The three dots and screenshots. Navigating the rules of texting and dating is one of the less fun aspects of dating in the 21st century.
I can remember the anticipation I felt waiting for texts back from the man I would eventually marry, before the three bouncing dots, read receipts, and sending screenshots to friends were even a thing. Maybe I’d forward a text or two of his to a friend, followed with “What could this mean??”
The experience of texting has morphed into something much more complex than anticipation and a spike in dopamine with each “good morning” text.
With technology almost inseparable from the process of finding and building a relationship, the dating game is unrecognizable from days past. Unspoken rules dictate the usage of messaging and apps to communicate with potential romantic partners.
And it seems that we don’t really know what the rules are…
In these questions, there is an avoidance of direct expression of one’s interest (or lack thereof) in another person. With the spirit of hookup culture—play it cool—guiding texting behavior, no one wants to be the first to express interest, state preferences, or communicate needs.

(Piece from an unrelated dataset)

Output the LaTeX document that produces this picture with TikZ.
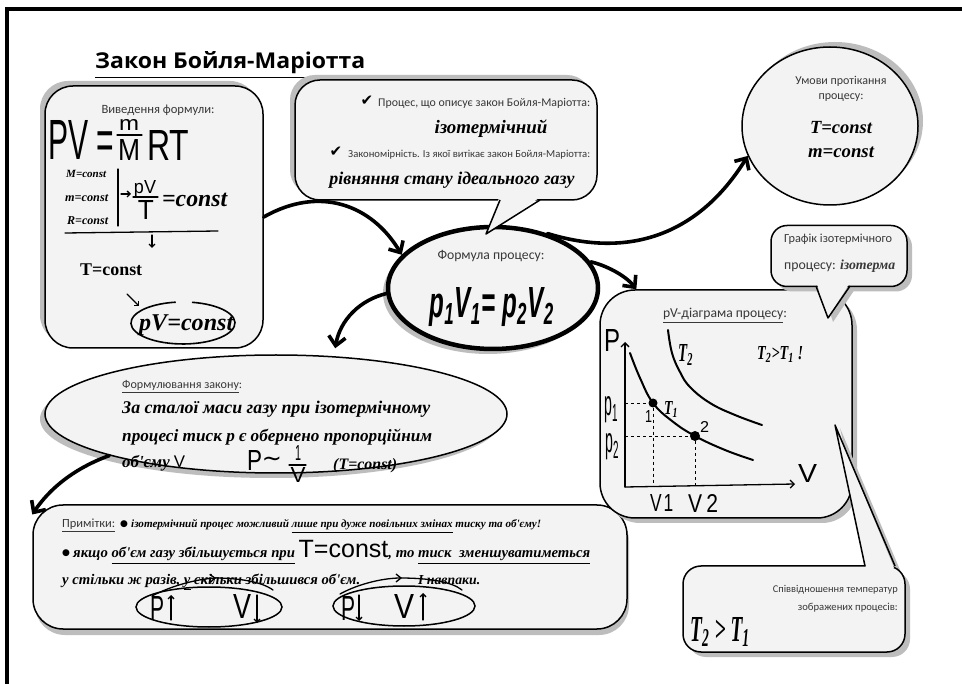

Doing so requires risk and vulnerability, with the possibility of interest being unrequited. A text back too soon may signify a surrender—losing the game of emotional chicken characteristic of the early stages of modern texting and dating.
Taking that risk can be scary, especially in a dating environment where it’s not cool to care. There’s discomfort on all sides, whether you are making the first move, waiting for a reply, responding, or directly saying “no thanks.”

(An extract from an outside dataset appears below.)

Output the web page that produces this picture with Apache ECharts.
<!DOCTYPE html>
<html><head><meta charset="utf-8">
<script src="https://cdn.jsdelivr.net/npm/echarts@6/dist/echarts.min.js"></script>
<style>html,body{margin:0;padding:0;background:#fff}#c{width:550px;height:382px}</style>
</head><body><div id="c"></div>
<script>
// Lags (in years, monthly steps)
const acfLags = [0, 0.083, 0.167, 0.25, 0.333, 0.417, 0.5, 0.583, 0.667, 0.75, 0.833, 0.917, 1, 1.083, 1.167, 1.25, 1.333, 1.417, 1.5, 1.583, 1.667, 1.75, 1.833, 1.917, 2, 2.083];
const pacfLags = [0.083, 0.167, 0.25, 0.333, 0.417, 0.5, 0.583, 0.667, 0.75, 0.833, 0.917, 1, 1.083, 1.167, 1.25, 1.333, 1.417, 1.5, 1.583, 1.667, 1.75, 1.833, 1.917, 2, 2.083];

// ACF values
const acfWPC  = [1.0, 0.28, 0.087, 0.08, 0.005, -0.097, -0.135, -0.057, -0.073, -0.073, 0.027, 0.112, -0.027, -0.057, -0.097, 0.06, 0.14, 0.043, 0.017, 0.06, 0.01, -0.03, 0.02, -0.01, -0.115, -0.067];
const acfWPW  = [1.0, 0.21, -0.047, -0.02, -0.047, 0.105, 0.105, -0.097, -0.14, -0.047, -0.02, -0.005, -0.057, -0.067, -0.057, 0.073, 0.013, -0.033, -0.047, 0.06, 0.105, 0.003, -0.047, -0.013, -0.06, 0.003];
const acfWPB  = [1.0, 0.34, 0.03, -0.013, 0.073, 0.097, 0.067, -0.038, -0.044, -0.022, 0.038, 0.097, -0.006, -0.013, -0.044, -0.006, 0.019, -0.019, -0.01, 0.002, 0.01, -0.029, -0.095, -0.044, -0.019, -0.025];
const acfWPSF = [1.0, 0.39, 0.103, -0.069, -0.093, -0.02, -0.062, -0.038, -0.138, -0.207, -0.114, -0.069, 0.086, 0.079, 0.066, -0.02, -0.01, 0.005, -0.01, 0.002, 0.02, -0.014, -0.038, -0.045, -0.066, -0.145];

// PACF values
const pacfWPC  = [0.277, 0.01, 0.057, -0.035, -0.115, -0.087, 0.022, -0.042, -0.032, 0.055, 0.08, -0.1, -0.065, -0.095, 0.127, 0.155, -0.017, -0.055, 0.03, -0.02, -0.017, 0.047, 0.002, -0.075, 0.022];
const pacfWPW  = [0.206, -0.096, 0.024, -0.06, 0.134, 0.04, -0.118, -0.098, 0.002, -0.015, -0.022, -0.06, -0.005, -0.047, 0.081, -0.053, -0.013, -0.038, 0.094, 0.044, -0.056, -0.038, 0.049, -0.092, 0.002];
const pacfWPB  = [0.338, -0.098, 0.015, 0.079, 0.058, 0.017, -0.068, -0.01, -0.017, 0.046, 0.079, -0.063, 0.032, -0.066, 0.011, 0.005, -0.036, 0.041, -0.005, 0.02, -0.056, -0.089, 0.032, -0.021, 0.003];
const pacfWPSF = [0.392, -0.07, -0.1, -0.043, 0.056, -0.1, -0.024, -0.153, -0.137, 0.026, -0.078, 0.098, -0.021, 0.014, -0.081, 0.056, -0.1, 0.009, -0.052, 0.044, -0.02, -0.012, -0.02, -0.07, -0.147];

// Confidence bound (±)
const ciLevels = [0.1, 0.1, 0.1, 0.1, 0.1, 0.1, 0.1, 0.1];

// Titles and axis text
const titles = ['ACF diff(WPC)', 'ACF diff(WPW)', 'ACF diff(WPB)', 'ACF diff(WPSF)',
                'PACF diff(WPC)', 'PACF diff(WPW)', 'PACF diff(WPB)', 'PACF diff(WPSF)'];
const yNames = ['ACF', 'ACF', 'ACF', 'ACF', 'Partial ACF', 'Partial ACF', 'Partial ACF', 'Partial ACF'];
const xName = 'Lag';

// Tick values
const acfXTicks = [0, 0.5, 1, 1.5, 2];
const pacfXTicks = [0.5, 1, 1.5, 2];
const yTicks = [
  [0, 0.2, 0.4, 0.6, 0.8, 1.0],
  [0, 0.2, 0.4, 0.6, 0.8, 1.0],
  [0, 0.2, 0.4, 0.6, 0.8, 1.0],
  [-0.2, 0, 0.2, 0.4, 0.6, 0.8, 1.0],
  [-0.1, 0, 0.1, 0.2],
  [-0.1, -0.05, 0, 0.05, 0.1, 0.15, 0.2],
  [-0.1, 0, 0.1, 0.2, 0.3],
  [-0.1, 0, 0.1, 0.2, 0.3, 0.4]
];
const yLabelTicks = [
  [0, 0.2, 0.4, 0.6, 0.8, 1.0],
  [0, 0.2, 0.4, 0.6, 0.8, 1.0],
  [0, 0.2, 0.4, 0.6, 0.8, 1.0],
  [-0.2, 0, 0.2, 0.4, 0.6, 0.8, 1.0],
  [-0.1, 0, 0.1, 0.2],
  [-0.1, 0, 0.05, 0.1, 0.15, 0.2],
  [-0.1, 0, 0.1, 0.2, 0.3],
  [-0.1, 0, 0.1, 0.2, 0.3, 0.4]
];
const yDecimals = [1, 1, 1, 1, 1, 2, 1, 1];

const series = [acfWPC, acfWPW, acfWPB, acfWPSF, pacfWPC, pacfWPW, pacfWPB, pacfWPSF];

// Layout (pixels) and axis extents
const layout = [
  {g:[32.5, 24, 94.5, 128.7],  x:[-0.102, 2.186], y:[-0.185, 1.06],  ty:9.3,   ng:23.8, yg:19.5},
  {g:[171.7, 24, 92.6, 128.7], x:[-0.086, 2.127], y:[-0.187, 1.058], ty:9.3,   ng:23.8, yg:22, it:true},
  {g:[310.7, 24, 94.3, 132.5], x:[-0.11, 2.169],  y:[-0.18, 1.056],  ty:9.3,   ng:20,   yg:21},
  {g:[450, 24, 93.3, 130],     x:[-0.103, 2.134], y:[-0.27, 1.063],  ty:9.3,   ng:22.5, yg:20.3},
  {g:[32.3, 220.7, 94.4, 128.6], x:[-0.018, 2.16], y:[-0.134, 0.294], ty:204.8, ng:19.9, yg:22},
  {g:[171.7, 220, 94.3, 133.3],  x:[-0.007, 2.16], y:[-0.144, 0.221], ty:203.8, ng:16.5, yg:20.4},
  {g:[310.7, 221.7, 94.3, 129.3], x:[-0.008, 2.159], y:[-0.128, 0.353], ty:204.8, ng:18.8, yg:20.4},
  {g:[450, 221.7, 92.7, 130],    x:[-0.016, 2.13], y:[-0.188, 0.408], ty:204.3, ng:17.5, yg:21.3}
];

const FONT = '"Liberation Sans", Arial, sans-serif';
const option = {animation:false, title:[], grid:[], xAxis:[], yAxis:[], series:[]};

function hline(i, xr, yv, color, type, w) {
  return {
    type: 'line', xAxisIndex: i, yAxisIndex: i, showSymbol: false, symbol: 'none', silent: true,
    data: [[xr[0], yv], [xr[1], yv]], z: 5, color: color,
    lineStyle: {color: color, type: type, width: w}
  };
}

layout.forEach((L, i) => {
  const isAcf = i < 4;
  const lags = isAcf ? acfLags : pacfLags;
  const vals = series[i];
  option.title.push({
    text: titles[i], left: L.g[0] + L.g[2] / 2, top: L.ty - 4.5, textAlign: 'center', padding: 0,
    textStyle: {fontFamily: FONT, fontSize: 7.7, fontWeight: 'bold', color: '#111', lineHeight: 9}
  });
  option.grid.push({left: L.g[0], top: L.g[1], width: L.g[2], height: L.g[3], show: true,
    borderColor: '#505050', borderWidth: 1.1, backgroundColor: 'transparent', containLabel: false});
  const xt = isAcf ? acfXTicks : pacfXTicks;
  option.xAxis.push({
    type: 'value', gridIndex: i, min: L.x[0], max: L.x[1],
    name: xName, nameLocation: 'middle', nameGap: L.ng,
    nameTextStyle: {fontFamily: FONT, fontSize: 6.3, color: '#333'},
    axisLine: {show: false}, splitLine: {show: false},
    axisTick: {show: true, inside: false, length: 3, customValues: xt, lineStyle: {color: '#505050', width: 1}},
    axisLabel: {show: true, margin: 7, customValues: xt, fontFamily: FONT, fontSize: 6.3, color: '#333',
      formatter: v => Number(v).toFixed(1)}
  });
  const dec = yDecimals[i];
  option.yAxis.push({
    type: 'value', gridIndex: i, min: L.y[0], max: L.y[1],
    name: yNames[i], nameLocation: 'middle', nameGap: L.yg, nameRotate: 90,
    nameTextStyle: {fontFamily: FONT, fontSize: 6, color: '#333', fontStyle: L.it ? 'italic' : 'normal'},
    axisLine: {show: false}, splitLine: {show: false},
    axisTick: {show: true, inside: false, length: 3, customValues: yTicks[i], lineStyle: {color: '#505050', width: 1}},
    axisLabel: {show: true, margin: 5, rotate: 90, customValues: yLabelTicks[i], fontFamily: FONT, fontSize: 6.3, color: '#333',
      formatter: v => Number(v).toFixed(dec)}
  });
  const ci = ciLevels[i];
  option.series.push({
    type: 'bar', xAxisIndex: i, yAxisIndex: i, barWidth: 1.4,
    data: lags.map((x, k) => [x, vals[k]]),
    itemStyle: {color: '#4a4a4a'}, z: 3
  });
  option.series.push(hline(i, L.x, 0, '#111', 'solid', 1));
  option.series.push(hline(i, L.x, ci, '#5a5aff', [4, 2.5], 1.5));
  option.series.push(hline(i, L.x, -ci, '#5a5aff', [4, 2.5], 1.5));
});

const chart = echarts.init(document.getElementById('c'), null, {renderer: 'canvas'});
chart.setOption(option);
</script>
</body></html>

When the other person is not physically present, it’s easier to do nothing rather than face the discomfort of communicating interest, letting someone down, or breaking the rules of the game. So, the bouncing three dots disappear…no reply.
But at what cost?
Our shying away from discomfort means shutting out other opportunities that come with it.

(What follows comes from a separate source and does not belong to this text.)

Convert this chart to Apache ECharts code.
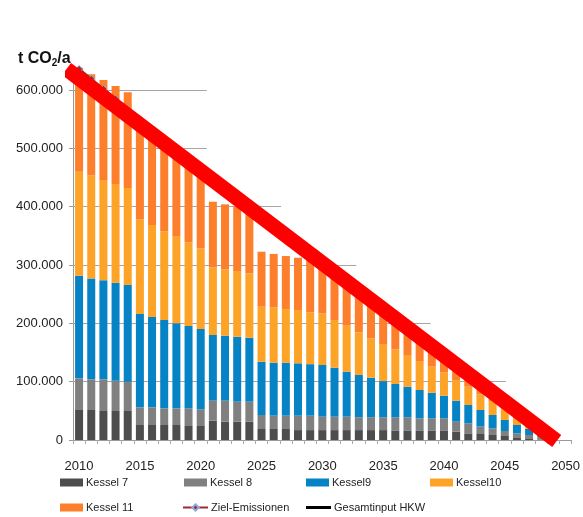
<!DOCTYPE html>
<html><head><meta charset="utf-8">
<script src="https://cdn.jsdelivr.net/npm/echarts@6/dist/echarts.min.js"></script>
<style>html,body{margin:0;padding:0;background:#fff}#c{width:583px;height:517px}</style>
</head><body><div id="c"></div>
<script>
const years = ['2010','2011','2012','2013','2014','2015','2016','2017','2018','2019','2020',
  '2021','2022','2023','2024','2025','2026','2027','2028','2029','2030',
  '2031','2032','2033','2034','2035','2036','2037','2038','2039','2040',
  '2041','2042','2043','2044','2045','2046','2047','2048','2049','2050'];
const kessel7 = [51400,51400,49700,49700,49700,25700,25700,25700,25700,24000,24000,
  33000,31400,31400,31400,18900,18900,18900,17000,17000,17000,
  17000,17000,17000,17000,17000,16500,16500,16500,16500,16500,
  14300,11400,10300,8600,6900,4600,1700,1000,300,0];
const kessel8 = [54300,52600,54300,52000,50300,30300,30300,28600,28600,30300,28600,
  34400,36000,34300,34300,24000,22800,22800,24700,24700,23000,
  23000,23000,21900,21900,21900,22400,22400,20600,20600,20600,
  17100,17200,12600,11400,8500,6800,6900,4000,700,0];
const kessel9 = [175900,173000,170000,167900,165700,160000,155000,151400,145700,141100,137700,
  112600,111400,111300,109700,91100,90800,90800,89800,88300,88600,
  84000,77000,72500,67900,62100,57100,52500,48600,43900,38900,
  36000,31400,28500,22900,18900,14300,10300,9000,2000,0];
const kessel10 = [178400,177000,171700,169200,166300,162000,157500,152300,148500,143500,138300,
  116000,113800,112700,110300,94500,94900,92000,91300,88900,88400,
  81700,79000,73200,67500,63600,59500,54300,49700,44700,40000,
  35400,31400,26900,24000,20000,16300,11100,4000,1000,0];
const kessel11 = [178000,173000,171300,168200,164000,167000,161500,157000,149500,141100,133400,
  112500,111400,110300,104300,94300,91600,90900,89700,89600,86000,
  84300,80000,77400,70700,65400,58500,52300,46600,40300,34000,
  32200,27600,24700,20100,16700,13000,8000,4000,1000,0];
const zielEmissionen = [636000,619000,602000,585000,567000,550000,533000,516000,499000,482000,465000,
  449000,433000,417000,401000,385000,369000,353000,337000,321000,305000,
  289000,273000,257000,241000,225000,209000,193000,177000,161000,145000,
  129000,113000,97000,81000,65000,49000,33000,17000,3000,'-'];
const gesamtinputHKW = [];
const yTicks = [0,100000,200000,300000,400000,500000,600000];
const gridLevels = [100000,200000,300000,400000,500000,600000];
const gridEnds = [2045.1,2038.9,2032.8,2026.6,2020.5,2020.5];
const bandLine = [[2008.97,636000],[2049.27,-1700]];

const FONT = 'Liberation Sans, Arial, sans-serif';
const fmt = v => String(v).replace(/\B(?=(\d{3})+(?!\d))/g,'.');
const chart = echarts.init(document.getElementById('c'), null, {renderer:'canvas'});

const barNames = ['Kessel 7','Kessel 8','Kessel9','Kessel10','Kessel 11'];
const barData = [kessel7,kessel8,kessel9,kessel10,kessel11];
const barColors = ['#4d4d4d','#808080','#0583c5','#fda428','#fd7f2c'];

function leg(name, left, top, icon, w, h){
  const o = {data:[name], left:left, top:top, itemWidth:w||23, itemHeight:h||8, padding:0,
    itemGap:0, textStyle:{fontSize:11, color:'#222', fontFamily:FONT, padding:[0,0,0,-2]}};
  if (icon) o.icon = icon;
  return o;
}

const option = {
  animation:false,
  backgroundColor:'#fff',
  textStyle:{fontFamily:FONT},
  title:{
    text:'{a|t CO}{s|2}{a|/a}', left:13, top:44,
    textStyle:{rich:{
      a:{fontSize:16, fontWeight:'bold', color:'#111', fontFamily:FONT, lineHeight:20},
      s:{fontSize:10, fontWeight:'bold', color:'#111', fontFamily:FONT, lineHeight:20, padding:[9,0,0,0]}
    }}
  },
  legend:[
    leg('Kessel 7',60,477,'rect'),
    leg('Kessel 8',184,477,'rect'),
    leg('Kessel9',306,477,'rect'),
    leg('Kessel10',430,477,'rect'),
    leg('Kessel 11',60,502,'rect'),
    leg('Ziel-Emissionen',182,502,null,25),
    leg('Gesamtinput HKW',306,502,'rect',25,3)
  ],
  grid:{left:73, right:7, top:66.7, bottom:77, containLabel:false},
  xAxis:[
    {type:'category', data:years, boundaryGap:true,
     axisLine:{lineStyle:{color:'#999'}},
     axisTick:{show:true, interval:0, length:4, lineStyle:{color:'#aaa'}},
     axisLabel:{interval:4, margin:20, fontSize:13, color:'#222', fontFamily:FONT},
     splitLine:{show:false}},
    {type:'value', min:2009.5, max:2050.5, show:false}
  ],
  yAxis:{type:'value', min:0, max:640000, interval:100000,
    axisLine:{show:true, lineStyle:{color:'#999'}},
    axisTick:{show:true, length:4, lineStyle:{color:'#999'}, customValues:yTicks},
    axisLabel:{fontSize:13, color:'#222', margin:10, fontFamily:FONT, customValues:yTicks,
      formatter:v => (v % 100000 === 0 ? fmt(v) : '')},
    splitLine:{show:false}},
  series:[
    {name:'grid', type:'line', xAxisIndex:1, data:[], silent:true, z:1,
     markLine:{silent:true, z:1, symbol:['none','none'], label:{show:false},
       lineStyle:{color:'#a6a6a6', width:1, type:'solid'},
       emphasis:{disabled:true},
       data: gridLevels.map((v,i)=>[{coord:[2009.5,v]},{coord:[gridEnds[i],v]}])}},
    ...barNames.map((n,i)=>({name:n, type:'bar', stack:'total', barWidth:8, z:2,
      data:barData[i], itemStyle:{color:barColors[i]}})),
    {name:'Ziel-Emissionen', type:'line', data:zielEmissionen, z:3,
     symbol:'diamond', symbolSize:7, color:'#a02830',
     lineStyle:{color:'#a02830', width:2.5},
     itemStyle:{color:'#a02830', borderColor:'#8faadc', borderWidth:1}},
    {name:'Gesamtinput HKW', type:'line', data:gesamtinputHKW, color:'#000',
     itemStyle:{color:'#000'}, lineStyle:{color:'#000', width:2.5}, symbol:'none'},
    {name:'band', type:'line', xAxisIndex:1, data:bandLine, symbol:'none', clip:false,
     silent:true, z:10, lineStyle:{color:'#ff0000', width:15, cap:'butt'}}
  ]
};
chart.setOption(option);
</script>
</body></html>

Perhaps what is missed is a night out with a person you’d genuinely like to get to know. There’s also the energy lost in deliberating over timing and content to craft the perfect casual text. What used to be the exciting initial phase of getting to know someone has shifted to one of frustration, missed connections, and worry.
Yet, texting and technology don’t have to be a relational stressor and have the potential to enhance relationships when used to communicate how we feel, especially among young adults. How do we get there?
Choose Values Over Avoidance When Texting Back
When you hear yourself asking, “Should I…?” take a step back. “Should” questions and statements often guide us away from our values and what we want in life, shifting our mindset from what we think to worry about what others think.
Instead, think about what kind of partner you hope to be, and start practicing those values and behaviors now. This could mean stepping out of the game and sending a text when you would like to talk to or see that person of interest.
If someone you like texts you, a text back can communicate trust and care to that person, increasing their positive emotions associated with hearing from you. If you decide to end a texting relationship with another person, consider that the discomfort of not knowing where he or she stands could be more distressing and energy-draining than knowing you’re no longer interested.
While technology has changed how we meet and interact with potential partners, the science of building connection remains the same.
Outside of hook-up culture and the millennial generation, emotional needs and dependence on another person also get a bad reputation. Yet, according to attachment research, having a secure partnership is empowering to our individuality, known as the dependency paradox.
Security is established when we build trust with our partners, through consistent communication patterns, validation, and emotional availability. Even as we use texting and apps to communicate, we can ask for what we need, state how we feel, and respond to others who do the same.
Texting and Dating Etiquette: Practicing Self-Care
While in the midst of an unavoidable texting dilemma, practice self-care…
- Practice non-judgment: Our brain tends to work on overdrive to relieve uncertainty and ambiguity; while we wait for a text back it will make up all kinds of stories to fill in the gaps. Rather than engage with the struggle of judging the situation to be chill or not chill, simply note the facts of the situation.
- Own your communication needs: The truth is, there is no right or wrong way to text back. Texting should be tailored to match you and your partner’s styles of communication and attachment. It’s okay to say that you’d like something to be different, and collaborate to find a workable solution.
Decoding the rules of texting back is one of the growing pains that comes with using technology to connect and communicate with romantic partners. Where it has been easy to stay comfortable behind our screens, we can choose to use texting as an effective and fun tool for connection and expression.